On Feb 21, I predicted that silver could reach $50/oz in 12-18 months. Today, it has surpassed $40/oz. I'm probably too conservative in my assessment. Actually nothing has really changed regarding the fundamentals of silver, and if any, they are more in favor of silver. In other words, the financial situation of the world is worsening everyday, which will only further support the appreciation of the precious metals' prices. Of course, I'm not naive enough to think that the gold and silver prices will only increase from this point on. Some sort of significant correction is still very likely. But the overall long-term picture has become much much stronger for an upward trend for gold and silver. My advice is still the same: if you have not bought any gold and silver, you should consider to buy some immediately to get a foot in and add more if a serious correction comes. It is impossible to time the exact best entry point for any trading. If you do, let me know.

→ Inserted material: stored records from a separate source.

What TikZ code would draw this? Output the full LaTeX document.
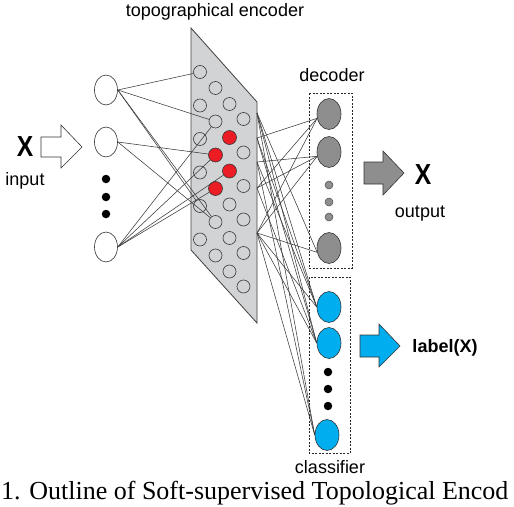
\documentclass[tikz,border=0pt]{standalone}
\usepackage{fontspec}
\setmainfont{Liberation Sans}
\newfontfamily\capfont{Liberation Serif}
\usetikzlibrary{shapes.geometric}
\definecolor{encgray}{HTML}{D2D3D5}
\definecolor{decgray}{HTML}{8E8E8E}
\definecolor{clscyan}{HTML}{00AEEF}
\definecolor{hotred}{HTML}{EC1C24}
\definecolor{wirecol}{HTML}{3A3A3A}
\tikzset{
  sheet/.style={draw=black!75, line width=0.8pt, fill=encgray},
  cell/.style={circle, draw=wirecol, line width=0.6pt, inner sep=0pt, minimum size=13pt},
  hotcell/.style={cell, fill=hotred, minimum size=14pt},
  inunit/.style={ellipse, draw=black!80, line width=0.6pt, fill=white, inner sep=0pt, minimum width=23pt, minimum height=30pt},
  decunit/.style={inunit, fill=decgray, minimum width=24pt, minimum height=31pt},
  clsunit/.style={inunit, fill=clscyan, minimum width=24pt, minimum height=31pt},
  blob/.style={circle, fill=black, inner sep=0pt, minimum size=8.5pt},
  decdot/.style={circle, draw=black!70, line width=0.5pt, fill=decgray, inner sep=0pt, minimum size=8pt},
  wire/.style={draw=wirecol, line width=0.55pt},
  dashbox/.style={draw=black!85, line width=0.6pt, dash pattern=on 2pt off 1.5pt},
  blockarrow/.style={draw=black!80, line width=0.6pt},
  lbl/.style={inner sep=0pt, font=\fontsize{18}{20}\selectfont},
  bigx/.style={inner sep=0pt, font=\bfseries\fontsize{29}{29}\selectfont}
}
\begin{document}
\begin{tikzpicture}[x=1pt, y=-1pt]
\useasboundingbox (0,0) rectangle (514,506);
\clip (0,0) rectangle (514,506);

% encoder sheet with its map units
\draw[sheet] (191,28) -- (257,102) -- (257,323) -- (191,250) -- cycle;
\node[lbl] (enctitle) at (215,12) {topographical encoder};
\foreach \k/\c/\x/\y in {1/A/200/72, 2/B/215.5/88, 3/C/229.5/104, 4/D/243.5/119}
  \foreach \r in {1,...,6} {
    \pgfmathtruncatemacro\ishot{((\k==2)&&(\r>2)&&(\r<5)) || ((\k==3)&&(\r>1)&&(\r<4))}
    \ifnum\ishot=1
      \node[hotcell] (\c\r) at ({\x},{\y+33.5*(\r-1)}) {};
    \else
      \node[cell] (\c\r) at ({\x},{\y+33.5*(\r-1)}) {};
    \fi
  }

% input layer
\node[inunit] (in1) at (106,90) {};
\node[inunit] (in2) at (106,142) {};
\node[blob] (indot1) at (106,179) {};
\node[blob] (indot2) at (106,197) {};
\node[blob] (indot3) at (106,214) {};
\node[inunit] (in3) at (106,247) {};
\node[bigx] (xin) at (25,147) {\scalebox{0.85}[1]{X}};
\node[lbl] (inlabel) at (25,181) {input};
\draw[blockarrow, fill=white] (41,137) -- (61,137) -- (61,125) -- (82,147) -- (61,168) -- (61,157) -- (41,157) -- cycle;

% decoder
\draw[dashbox] (309,93) rectangle (352,268);
\node[lbl] (declabel) at (332,75) {decoder};
\node[decunit] (d1) at (329,114) {};
\node[decunit] (d2) at (329,152) {};
\node[decdot] (ddot1) at (329,185) {};
\node[decdot] (ddot2) at (329,202) {};
\node[decdot] (ddot3) at (329,217) {};
\node[decunit] (d3) at (329,248) {};
\draw[blockarrow, fill=decgray] (364,162) -- (383,162) -- (383,151) -- (404,173) -- (383,195) -- (383,184) -- (364,184) -- cycle;
\node[bigx] (xout) at (423,175) {\scalebox{0.85}[1]{X}};
\node[lbl] (outlabel) at (420,214) {output};

% classifier
\draw[dashbox] (309,277) rectangle (350,453);
\node[clsunit] (c1) at (329,307) {};
\node[clsunit] (c2) at (329,343) {};
\node[blob] (cdot1) at (328,372) {};
\node[blob] (cdot2) at (328,389) {};
\node[blob] (cdot3) at (328,406) {};
\node[clsunit] (c3) at (327,435) {};
\node[lbl] (clslabel) at (330,467) {classifier};
\draw[blockarrow, fill=clscyan] (360,335) -- (379,335) -- (379,324) -- (400,346) -- (379,367) -- (379,357) -- (360,357) -- cycle;
\node[lbl, font=\bfseries\fontsize{18}{20}\selectfont] (classout) at (445,348) {label(X)};

% wiring
\foreach \a/\b in {in1/A1, in1/B2, in1/A5, in1/B5, in2/B3, in2/B5, in3/B2, in3/B3, in3/B4, in3/C3}
  \draw[wire] (\a.east) -- (\b);

\coordinate (s1) at (257,113);
\coordinate (s2) at (257,138);
\coordinate (s3) at (257,162);
\coordinate (s4) at (257,188);
\coordinate (s5) at (257,233);

\foreach \s/\t in {s2/d1, s4/d1, s5/d1, s3/d2, s4/d2, s5/d2, s1/d3, s5/d3}
  \draw[wire] (\s) -- (\t.200);
\foreach \s/\t in {s1/c1, s1/c2, s1/c3, s2/c1, s2/c2, s3/c1, s3/c3, s4/c2, s5/c1, s5/c2, s5/c3}
  \draw[wire] (\s) -- (\t.west);

\node[anchor=base west, inner sep=0pt, font=\capfont\fontsize{26}{26}\selectfont] (caption) at (1,499) {1. Outline of Soft-supervised Topological Encod};
\end{tikzpicture}
\end{document}
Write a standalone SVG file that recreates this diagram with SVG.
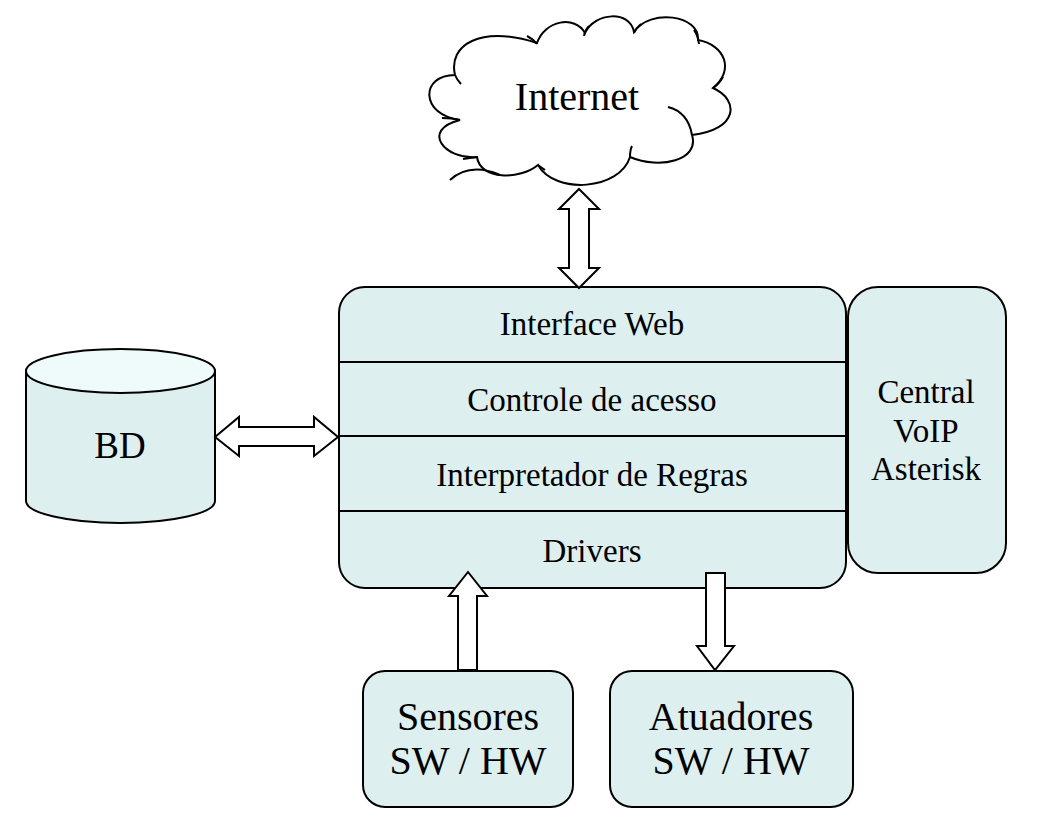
<svg xmlns="http://www.w3.org/2000/svg" width="1044" height="828" viewBox="0 0 1044 828">
<style>
.box{fill:#deefef;stroke:#000;stroke-width:2}
.line{stroke:#000;stroke-width:2;fill:none}
.arrow{fill:#fff;stroke:#000;stroke-width:2;stroke-linejoin:miter}
.t{font-family:"Liberation Serif","Times New Roman",serif;fill:#000;text-anchor:middle}
.t33{font-size:33px}
.t40{font-size:40px}
</style>
<rect width="1044" height="828" fill="#fff"/>
<g id="internet">
<path class="line" style="fill:#fff" d="M455,75 C448,45 480,25 537,43 C545,20 575,15 585,33 C595,12 630,10 634,32 C650,8 700,15 698,40 C725,45 735,70 713,88 C740,100 738,130 692,135 C700,160 660,170 630,157 C620,190 555,195 538,165 C520,180 480,180 477,157 C445,160 420,130 460,120 C420,115 420,75 455,75 Z"/>
<path class="line" d="M455,75 Q457,80 461,84 M527,36 Q533,39 537,44 M589,26 Q585,30 584,36 M641,24 Q636,28 634,33 M694,30 Q698,36 699,44 M723,77 Q719,84 713,88 M668,107 Q688,112 692,135 M630,157 Q630,150 632,146 M538,165 Q542,168 545,170 M477,157 Q470,158 463,159 M460,120 Q452,118 442,118 M450,180 Q470,162 500,175"/>
<text class="t t40" x="577" y="110">Internet</text>
</g>
<g id="bd">
<path class="box" d="M26,371 L26,501 A94.5,22 0 0 0 215,501 L215,371"/>
<ellipse cx="120.5" cy="371" rx="94.5" ry="22" fill="#effafa" stroke="#000" stroke-width="2"/>
<text class="t" style="font-size:37px" x="120" y="458">BD</text>
</g>
<g id="main">
<rect class="box" x="339" y="287" width="507" height="301" rx="26"/>
<line class="line" x1="339" y1="362" x2="846" y2="362"/>
<line class="line" x1="339" y1="436" x2="846" y2="436"/>
<line class="line" x1="339" y1="511" x2="846" y2="511"/>
<text class="t t33" x="592" y="335">Interface Web</text>
<text class="t t33" x="592" y="411">Controle de acesso</text>
<text class="t t33" x="592" y="486">Interpretador de Regras</text>
<text class="t t33" x="592" y="562">Drivers</text>
</g>
<g id="voip">
<rect class="box" x="848" y="287" width="158" height="286" rx="30"/>
<text class="t t33" x="926" y="403">Central</text>
<text class="t t33" x="926" y="442">VoIP</text>
<text class="t t33" x="926" y="480">Asterisk</text>
</g>
<g id="sensores">
<rect class="box" x="363" y="671" width="210" height="136" rx="22"/>
<text class="t t40" x="468" y="730">Sensores</text>
<text class="t t40" x="468" y="774">SW / HW</text>
</g>
<g id="atuadores">
<rect class="box" x="610" y="671" width="243" height="136" rx="22"/>
<text class="t t40" x="731" y="730">Atuadores</text>
<text class="t t40" x="731" y="774">SW / HW</text>
</g>
<g id="connectors">
<path class="arrow" d="M579,189 L599,209 L589,209 L589,268 L599,268 L579,288 L559,268 L569,268 L569,209 L559,209 Z"/>
<path class="arrow" d="M215,437 L239,417 L239,427 L314,427 L314,417 L338,437 L314,456 L314,446 L239,446 L239,456 Z"/>
<path class="arrow" d="M468,572 L487,596 L477,596 L477,670 L458,670 L458,596 L449,596 Z"/>
<path class="arrow" d="M706,573 L725,573 L725,646 L734,646 L715,670 L697,646 L706,646 Z"/>
</g>
</svg>
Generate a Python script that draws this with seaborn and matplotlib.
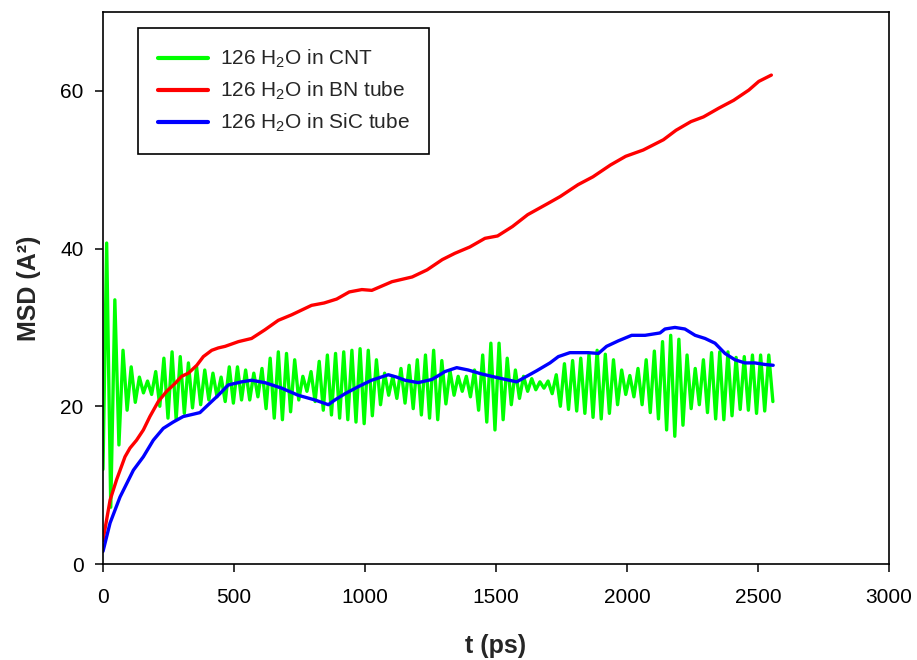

The following is one of my silver positions, which I bought less than a year ago. I'd like to show you with this real example how to use options to minimize your risk.
Symbol:               SLV Jan 21'12 $14 Call   
Current price:   $25.70   
Day change:       $500.00 (4.26%)
# of Shares:        5   
Unite Cost:         $5.60   
Total gain/loss: $10,009.93 (355.58%)

When I bought this call option, SLV (the ETF for silver) was traded at about $19 that was almost the silver spot price at that time. I wanted to buy 500 shares of SLV. If I simply bought outright of SLV shares, it would have costed me $9500. Instead, I bought 5 contracts of SLV Jan 2012 $14 call options (equivalent to 500 SLV shares), which costed me $5.6 per share that equals to $2800 in total. This call option means I have the right (but not obligation) to buy 500 SLV shares at $14/share by Jan 21, 2012 if I want. Since I paid $5.6/share, I'd actually buy at $19.6 ($14+$5.6), which is the true cost base for SLV that is almost identical to the SLV share price at that time. Of course, I'd lose money if SLV drops below $19.6 while I'm still holding this call option before Jan 21, 2012. However, the total loss I could have is $2800, instead of $9500 as compared with directly buying SLV shares. In other words, while I controle the same amount of SLV shares, my risk has been substantially reduced by 70%. So how about the profit part? Well, if you do the math, the absolute amount of gain is almost identical between the two, at $10,000 at the moment:

- The SLV current price is $39.51/share. If I bought at $19 for 500, the gain would be $10255
- The option current price is $25.7/share.  I bought at $5.6, so the gain is $10050 for 5 contracts
In other words, since my cost base ($2800) was much lower, relatively speaking, my gain was much bigger at over 300%, as compared to 100% if I bought SLV shares outright. 

I hope you can see the option power now, but you need to know how to play with it appropriately. Inappropriately your risk can be high.